As number one on his list of 1932-1933 “Commandments”, Henry Miller wrote “Work on one thing at a time until finished.”
It’s an extremely valuable dictum, despite the difficulties I have putting it into practice. There are two elements to it that I really, really like, and one element that is really hard or imprctical.
The first element that I like is the idea of working on one thing at a time. At a very immediate, moment-to-moment scale, working on one thing at a time is the only way to go. Over very short time frames—a few minutes, perhaps—the only real options for working are: 1. to work on/write about one thing with focus, or 2. try to decide what to work on/write about. There is good value in spending time trying to decide what to do, but at some point it’s necessary to stop thinking about what to write, and to start writing. When you do start writing, you want to focus on writing one sentence at a time—there is a larger goal, but it’s built up of the small steps.
The second element that I like is the “until finished” part, which is also the part I don’t like. What I like about the “until finished” idea is the focus on finishing. There is a place in this world for journal writers and free writers to write for the sake of writing or for the self-discovery involved, but if you want to get a degree or get published, you have to finish things in a timely fashion. When your focus is on the question of finishing a project, you’re less likely to get stuck with a project that is too large to complete, and less likely get stuck endlessly revising. Focusing on completion doesn’t guarantee finishing, but it does shift the approach somewhat from “what is the best work possible?” to “what is the best work I can accomplish in a reasonable time?” Perfectionism is less likely to lead to paralysis if one of the criteria for perfection is “completed !” or even “completed on schedule!”
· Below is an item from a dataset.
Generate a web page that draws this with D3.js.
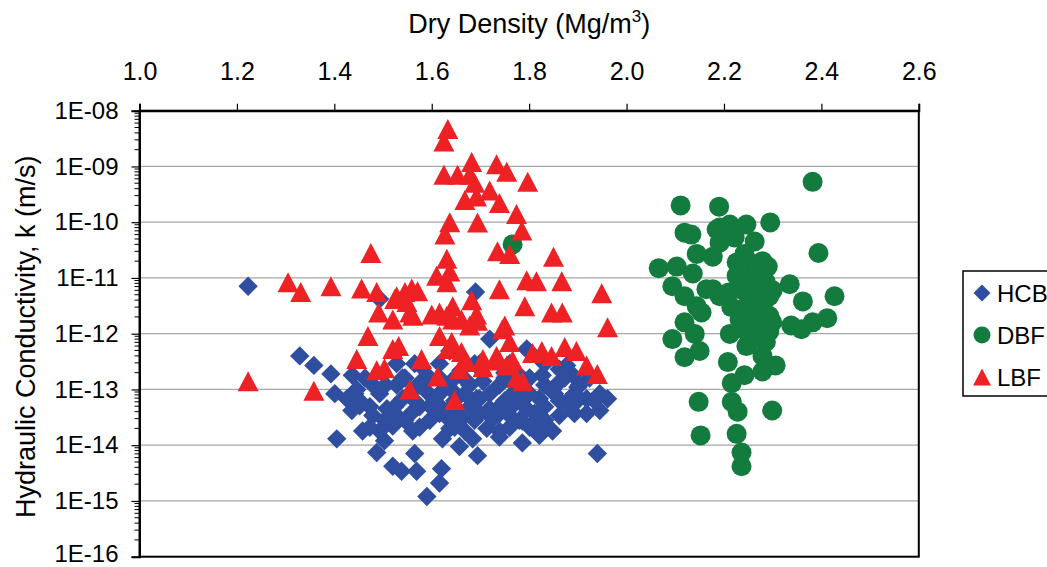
<!DOCTYPE html>
<html>
<head>
<meta charset="utf-8">
<script src="https://cdn.jsdelivr.net/npm/d3@7"></script>
<style>
  html, body { margin: 0; padding: 0; background: #fff; }
  svg { display: block; font-family: "Liberation Sans", Arial, sans-serif; }
</style>
</head>
<body>
<svg id="chart" width="1047" height="567"></svg>
<script>
// Dry density (Mg/m3) and hydraulic conductivity k (m/s) for each buffer material
const seriesNames = ["HCB", "DBF", "LBF"];

const hcbPoints = [
  [1.223,7.1e-12],[1.329,4.0e-13],[1.358,2.7e-13],[1.393,1.9e-13],[1.401,8.4e-14],[1.405,1.3e-14],
  [1.458,1.8e-14],[1.487,7.4e-15],[1.503,1.2e-14],[1.520,4.2e-15],[1.538,3.4e-15],[1.565,7.1e-15],
  [1.569,3.4e-15],[1.620,3.8e-15],[1.616,2.1e-15],[1.590,1.2e-15],[1.622,1.3e-14],[1.657,9.5e-15],
  [1.694,6.5e-15],[1.739,1.4e-14],[1.786,1.1e-14],[1.821,1.5e-14],[1.848,1.8e-14],[1.940,7.1e-15],
  [1.961,6.8e-14],[1.918,3.7e-14],[1.945,4.2e-14],[1.897,6.0e-14],[1.877,6.0e-14],[1.848,1.0e-13],
  [1.862,2.3e-13],[1.690,5.6e-12],[1.493,4.2e-12],[1.795,5.3e-13],[1.719,8.0e-13],
  [1.437,1.8e-13],[1.426,6.8e-14],[1.452,5.1e-14],[1.479,3.4e-14],[1.508,4.5e-14],[1.540,6.8e-14],
  [1.561,4.0e-14],[1.596,5.1e-14],[1.590,9.1e-14],[1.643,5.1e-14],[1.663,3.0e-14],[1.698,6.8e-14],
  [1.725,3.0e-14],[1.760,4.5e-14],[1.786,2.7e-14],[1.815,3.4e-14],[1.684,1.3e-14],[1.637,2.0e-14],
  [1.520,2.2e-14],[1.561,1.8e-14],[1.493,1.8e-14],[1.446,1.0e-13],[1.479,1.2e-13],[1.528,1.2e-13],
  [1.528,2.9e-13],[1.637,4.9e-13],[1.801,4.7e-13],[1.877,2.7e-13],[1.890,1.8e-13],[1.918,6.8e-14],
  [1.856,1.2e-13],[1.821,6.8e-14],[1.795,4.5e-14],[1.760,3.4e-14],[1.719,4.5e-14],[1.692,6.8e-14],
  [1.657,3.4e-14],[1.622,4.5e-14],[1.610,7.4e-14],[1.713,2.0e-14],[1.821,2.2e-14],[1.862,3.4e-14],
  [1.739,1.2e-13],[1.705,1.4e-13],[1.827,1.8e-13],[1.780,1.8e-13],[1.672,1.4e-13],[1.766,8.4e-14],
  [1.575,1.3e-13],[1.616,1.6e-13],[1.555,8.4e-14],[1.436,4.2e-14],[1.580,2.5e-13],[1.660,2.2e-13],
  [1.700,3.0e-13],[1.750,2.0e-13],[1.830,3.0e-13],[1.640,1.0e-13],[1.540,1.6e-13],[1.900,1.1e-13],
  [1.463,1.6e-13],[1.545,1.6e-13],[1.596,1.6e-13],[1.647,1.6e-13],[1.750,1.6e-13],[1.801,1.6e-13],
  [1.873,1.6e-13],[1.924,1.6e-13],[1.442,8.4e-14],[1.493,8.4e-14],[1.616,8.4e-14],[1.668,8.4e-14],
  [1.719,8.4e-14],[1.801,8.4e-14],[1.852,8.4e-14],[1.893,8.4e-14],[1.945,8.4e-14],[1.473,4.9e-14],
  [1.524,4.9e-14],[1.575,4.9e-14],[1.678,4.9e-14],[1.739,4.9e-14],[1.832,4.9e-14],[1.883,4.9e-14],
  [1.503,2.8e-14],[1.545,2.8e-14],[1.596,2.8e-14],[1.637,2.8e-14],[1.688,2.8e-14],[1.780,2.8e-14],
  [1.832,2.8e-14],[1.668,1.8e-14],[1.739,1.8e-14],[1.565,2.9e-13],[1.616,2.9e-13],[1.688,2.9e-13],
  [1.760,2.9e-13],[1.832,2.9e-13],
  [1.505,1.2e-13],[1.575,1.2e-13],[1.627,1.2e-13],[1.678,1.2e-13],[1.780,1.2e-13],[1.832,1.2e-13],
  [1.903,1.2e-13],[1.452,6.3e-14],[1.565,6.3e-14],[1.647,6.3e-14],[1.750,6.3e-14],[1.780,6.3e-14],
  [1.862,6.3e-14],[1.934,6.3e-14],[1.524,3.7e-14],[1.616,3.7e-14],[1.698,3.7e-14],[1.739,3.7e-14],
  [1.811,3.7e-14],[1.893,3.7e-14],[1.473,2.1e-14],[1.575,2.1e-14],[1.647,2.1e-14],[1.760,2.1e-14],
  [1.801,2.1e-14]
];

const dbfPoints = [
  [2.382,5.3e-10],[2.111,2.0e-10],[2.190,1.9e-10],[2.119,6.5e-11],[2.133,6.0e-11],[2.191,8.0e-11],
  [2.212,9.1e-11],[2.246,9.1e-11],[2.295,9.9e-11],[2.263,4.5e-11],[2.222,5.3e-11],[2.394,2.8e-11],
  [2.144,2.7e-11],[2.177,2.4e-11],[2.066,1.5e-11],[2.103,1.6e-11],[2.136,1.2e-11],[2.226,1.9e-11],
  [2.279,2.0e-11],[2.290,1.6e-11],[2.259,1.8e-11],[2.094,7.1e-12],[2.119,4.7e-12],[2.144,3.1e-12],
  [2.154,2.4e-12],[2.177,6.3e-12],[2.191,4.7e-12],[2.335,7.7e-12],[2.362,3.8e-12],[2.427,4.7e-12],
  [2.338,1.4e-12],[2.359,1.2e-12],[2.382,1.6e-12],[2.412,1.9e-12],[2.119,1.6e-12],[2.140,9.9e-13],
  [2.094,8.0e-13],[2.119,3.8e-13],[2.150,4.9e-13],[2.212,9.9e-13],[2.246,6.0e-13],[2.279,4.0e-13],
  [2.306,2.7e-13],[2.279,2.1e-13],[2.242,1.8e-13],[2.208,3.1e-13],[2.216,1.3e-13],[2.216,6.0e-14],
  [2.228,4.0e-14],[2.148,6.0e-14],[2.299,4.2e-14],[2.152,1.5e-14],[2.226,1.6e-14],[2.236,7.4e-15],
  [2.236,4.2e-15],[2.232,6.3e-12],[2.266,5.6e-12],[2.293,4.7e-12],[2.246,3.1e-12],[2.279,2.8e-12],
  [2.299,1.6e-12],[2.258,1.6e-12],[2.232,1.8e-12],[2.272,9.1e-13],[2.286,7.1e-13],[2.252,7.1e-13],
  [2.226,1.1e-11],[2.272,9.5e-12],[2.286,8.4e-12],[2.164,6.3e-12],[2.185,7.4e-11],[2.191,4.3e-11],
  [2.293,1.1e-12],[2.246,2.1e-12],[2.293,2.1e-12],[2.258,4.2e-12],[2.286,4.2e-12],[1.766,4.0e-11],
  [2.242,2.7e-11],[2.240,8.0e-12],[2.270,3.5e-12],[2.250,2.5e-12],[2.280,1.3e-12],[2.210,5.5e-12],
  [2.300,6.0e-12],[2.260,1.2e-11],[2.215,3.0e-12],[2.240,1.2e-12]
];

const lbfPoints = [
  [1.633,4.7e-9],[1.625,2.8e-9],[1.625,7.1e-10],[1.653,7.1e-10],[1.682,1.2e-9],[1.678,7.1e-10],
  [1.688,5.1e-10],[1.733,1.1e-9],[1.754,8.0e-10],[1.797,5.3e-10],[1.668,2.5e-10],[1.692,2.9e-10],
  [1.719,3.7e-10],[1.739,2.2e-10],[1.637,1.0e-10],[1.627,6.0e-11],[1.694,9.9e-11],[1.774,1.4e-10],
  [1.785,7.1e-11],[1.735,3.0e-11],[1.760,2.7e-11],[1.850,2.4e-11],[1.475,2.8e-11],[1.631,2.2e-11],
  [1.610,1.1e-11],[1.637,1.3e-11],[1.631,8.4e-12],[1.305,8.4e-12],[1.331,5.6e-12],[1.393,7.1e-12],
  [1.456,6.5e-12],[1.487,5.6e-12],[1.528,4.7e-12],[1.545,5.6e-12],[1.559,6.5e-12],[1.571,5.8e-12],
  [1.739,6.3e-12],[1.795,9.1e-12],[1.815,8.7e-12],[1.867,8.7e-12],[1.949,5.3e-12],[1.791,3.1e-12],
  [1.846,2.4e-12],[1.868,2.4e-12],[1.682,4.0e-12],[1.643,3.1e-12],[1.616,2.4e-12],[1.555,2.4e-12],
  [1.491,2.4e-12],[1.520,1.8e-12],[1.561,2.1e-12],[1.692,2.2e-12],[1.750,1.4e-12],[1.631,2.1e-12],
  [1.661,1.8e-12],[1.223,1.4e-13],[1.358,9.5e-14],[1.446,3.5e-13],[1.469,9.1e-13],[1.487,2.2e-13],
  [1.503,2.4e-13],[1.520,5.3e-13],[1.532,6.0e-13],[1.555,1.0e-13],[1.579,3.5e-13],[1.616,9.1e-13],
  [1.612,1.7e-13],[1.647,6.5e-14],[1.643,1.8e-12],[1.678,1.4e-12],[1.694,1.7e-12],[1.745,1.2e-12],
  [1.760,7.1e-13],[1.705,3.5e-13],[1.733,4.0e-13],[1.705,2.5e-13],[1.754,2.7e-13],[1.787,1.4e-13],
  [1.807,4.5e-13],[1.826,4.9e-13],[1.846,4.0e-13],[1.873,5.8e-13],[1.897,4.9e-13],[1.918,2.7e-13],
  [1.940,1.9e-13],[1.961,1.3e-12],[1.657,2.3e-13],[1.672,3.1e-13],[1.661,4.7e-13],[1.641,7.1e-13],
  [1.600,2.2e-12],[1.633,5.3e-13],[1.774,1.6e-13],[1.766,3.3e-13],[1.739,3.3e-13],[1.524,4.2e-12],
  [1.549,3.7e-12]
];

const xTicks = [1.0, 1.2, 1.4, 1.6, 1.8, 2.0, 2.2, 2.4, 2.6];
const yTicks = [1e-8, 1e-9, 1e-10, 1e-11, 1e-12, 1e-13, 1e-14, 1e-15, 1e-16];
const yTickLabels = ["1E-08","1E-09","1E-10","1E-11","1E-12","1E-13","1E-14","1E-15","1E-16"];

const colors = { HCB: "#2f4ea0", DBF: "#137b3d", LBF: "#ee2125" };

const plot = { left: 139.5, right: 918.8, top: 110.7, bottom: 556.7 };

const svg = d3.select("#chart");

const x = d3.scaleLinear().domain([1.0, 2.6]).range([plot.left, plot.right]);
const y = d3.scaleLog().domain([1e-16, 1e-8]).range([plot.bottom, plot.top]);

// horizontal gridlines at each decade
svg.append("g")
  .selectAll("line")
  .data(yTicks.slice(1, -1))
  .join("line")
  .attr("x1", plot.left).attr("x2", plot.right)
  .attr("y1", d => y(d)).attr("y2", d => y(d))
  .attr("stroke", "#a6a6a6").attr("stroke-width", 1.3);

// plot frame
svg.append("rect")
  .attr("x", plot.left).attr("y", plot.top)
  .attr("width", plot.right - plot.left).attr("height", plot.bottom - plot.top)
  .attr("fill", "none").attr("stroke", "#000").attr("stroke-width", 2);

// top x axis
const xAxis = d3.axisTop(x).tickValues(xTicks).tickFormat(d3.format(".1f"))
  .tickSize(7).tickPadding(24);
const gx = svg.append("g").attr("transform", `translate(0,${plot.top})`).call(xAxis);
gx.select(".domain").attr("stroke-width", 2);
gx.selectAll(".tick line").attr("stroke-width", 1.2);
gx.selectAll("text").attr("font-size", 25).attr("fill", "#000")
  .attr("font-family", "'Liberation Sans', Arial, sans-serif");

// left y axis: decade ticks with labels
const yAxis = d3.axisLeft(y).tickValues(yTicks)
  .tickFormat((d, i) => yTickLabels[i]).tickSize(8).tickPadding(13);
const gy = svg.append("g").attr("transform", `translate(${plot.left},0)`).call(yAxis);
gy.select(".domain").attr("stroke-width", 2);
gy.selectAll(".tick line").attr("stroke-width", 1.2);
gy.selectAll("text").attr("font-size", 24).attr("fill", "#000")
  .attr("dy", (d, i) => (i === yTicks.length - 1 ? "0.2em" : "0.32em"))
  .attr("font-family", "'Liberation Sans', Arial, sans-serif");

// minor log ticks (2..9 within each decade)
const minorTicks = [];
for (let e = -16; e < -8; e++) {
  for (let m = 2; m <= 9; m++) minorTicks.push(m * Math.pow(10, e));
}
svg.append("g")
  .selectAll("line")
  .data(minorTicks)
  .join("line")
  .attr("x1", plot.left - 5).attr("x2", plot.left)
  .attr("y1", d => y(d)).attr("y2", d => y(d))
  .attr("stroke", "#000").attr("stroke-width", 1);

// axis titles
const xTitle = svg.append("text")
  .attr("x", (plot.left + plot.right) / 2).attr("y", 33)
  .attr("text-anchor", "middle").attr("font-size", 27).attr("fill", "#000");
xTitle.append("tspan").text("Dry Density (Mg/m");
xTitle.append("tspan").attr("font-size", 17).attr("dy", -11).text("3");
xTitle.append("tspan").attr("dy", 11).text(")");

svg.append("text")
  .attr("transform", `translate(35,${(plot.top + plot.bottom) / 2 + 3}) rotate(-90)`)
  .attr("text-anchor", "middle").attr("font-size", 27).attr("fill", "#000")
  .text("Hydraulic Conductivity, k (m/s)");

// marker shapes
const markerPath = {
  HCB: s => `M0,${-s}L${s},0L0,${s}L${-s},0Z`,
  DBF: s => `M${s},0A${s},${s} 0 1,1 ${-s},0A${s},${s} 0 1,1 ${s},0Z`,
  LBF: s => `M0,${-s}L${s * 1.05},${s}L${-s * 1.05},${s}Z`
};
const markerSize = { HCB: 9.7, DBF: 10, LBF: 10 };

const seriesData = { HCB: hcbPoints, DBF: dbfPoints, LBF: lbfPoints };

seriesNames.forEach(name => {
  svg.append("g")
    .selectAll("path")
    .data(seriesData[name])
    .join("path")
    .attr("transform", d => `translate(${x(d[0])},${y(d[1])})`)
    .attr("d", markerPath[name](markerSize[name]))
    .attr("fill", colors[name]);
});

// legend
const legend = svg.append("g");
legend.append("rect")
  .attr("x", 963).attr("y", 271).attr("width", 110).attr("height", 125)
  .attr("fill", "#fff").attr("stroke", "#000").attr("stroke-width", 1.5);
seriesNames.forEach((name, i) => {
  const cy = 293 + i * 42;
  legend.append("path")
    .attr("transform", `translate(982,${cy})`)
    .attr("d", markerPath[name](8.5))
    .attr("fill", colors[name]);
  legend.append("text")
    .attr("x", 997).attr("y", cy + 9)
    .attr("font-size", 24).attr("fill", "#000")
    .text(name);
});
</script>
</body>
</html>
The “until finished” aspect, however, has two problems: 1. it can be hard to know what “finished” is, and 2. it’s often impractical to focus exclusively on one project over longer periods of time. The first of these points is related to the question of not knowing enough. People looking for answers may feel that a work is unfinished if it leaves a lot of questions unanswered or raises more questions than it did answer, but answers always lead to new questions, so it’s possible to think a work is unfinished, even if outside reviewers might judge it as an interesting and valuable project. Secondly, the idea of working on one thing at a time is perhaps impossible (or impossible to define) in the context of a research career. What counts as “one thing” in a research career? Is a research career just a series of independent projects, each “one thing” taken one at a time, or is it a larger program that leads to a series of specific projects? I think the second is more realistic for most scholars and grad students: They are driven by a larger question, but one specific research project only speaks to some of their questions of interest. (Whether seeking a professional or academic career, the researcher needs to consider the specific research project in the larger context of the career.) Miller, whose “commandment” inspired this post, wrote fiction, and perhaps it is easier to segment a career in fiction.
The “until finished” idea can be impractical, too, because finishing a work often includes delays when you can’t work on the project. For someone seeking an academic career, it’s valuable to be able to start working on a new project before an old one is complete because of the many delays that go into executing many projects. Publication, for example, is loaded with delays during which a work is not necessarily “finished” but you can’t work on it. During those times, it’s good to have some different project to work on, but then what do you do when it’s time to go back to the work in publication? Having multiple projects at different stages of development can help a scholar use time more efficiently.
But when you have multiple projects and demands on your time, it’s much easier to get overwhelmed. It’s much easier to spend time wondering what to work on next, instead of just working on one thing. And it’s easy to lose time switching between projects instead of focusing. That’s why, in terms of developing a regular practice, it’s good to work on one thing at a time until finished. Miller called that a commandment. For me, it’s more a goal or a principle for which I strive, but with deference to practical concerns. For me, it’s a particularly useful goal that helps me focus on my writing when it is time to write, and helps me prioritize and act, rather than get stuck debating what to work on and overwhelmed by the many things that I could or should do.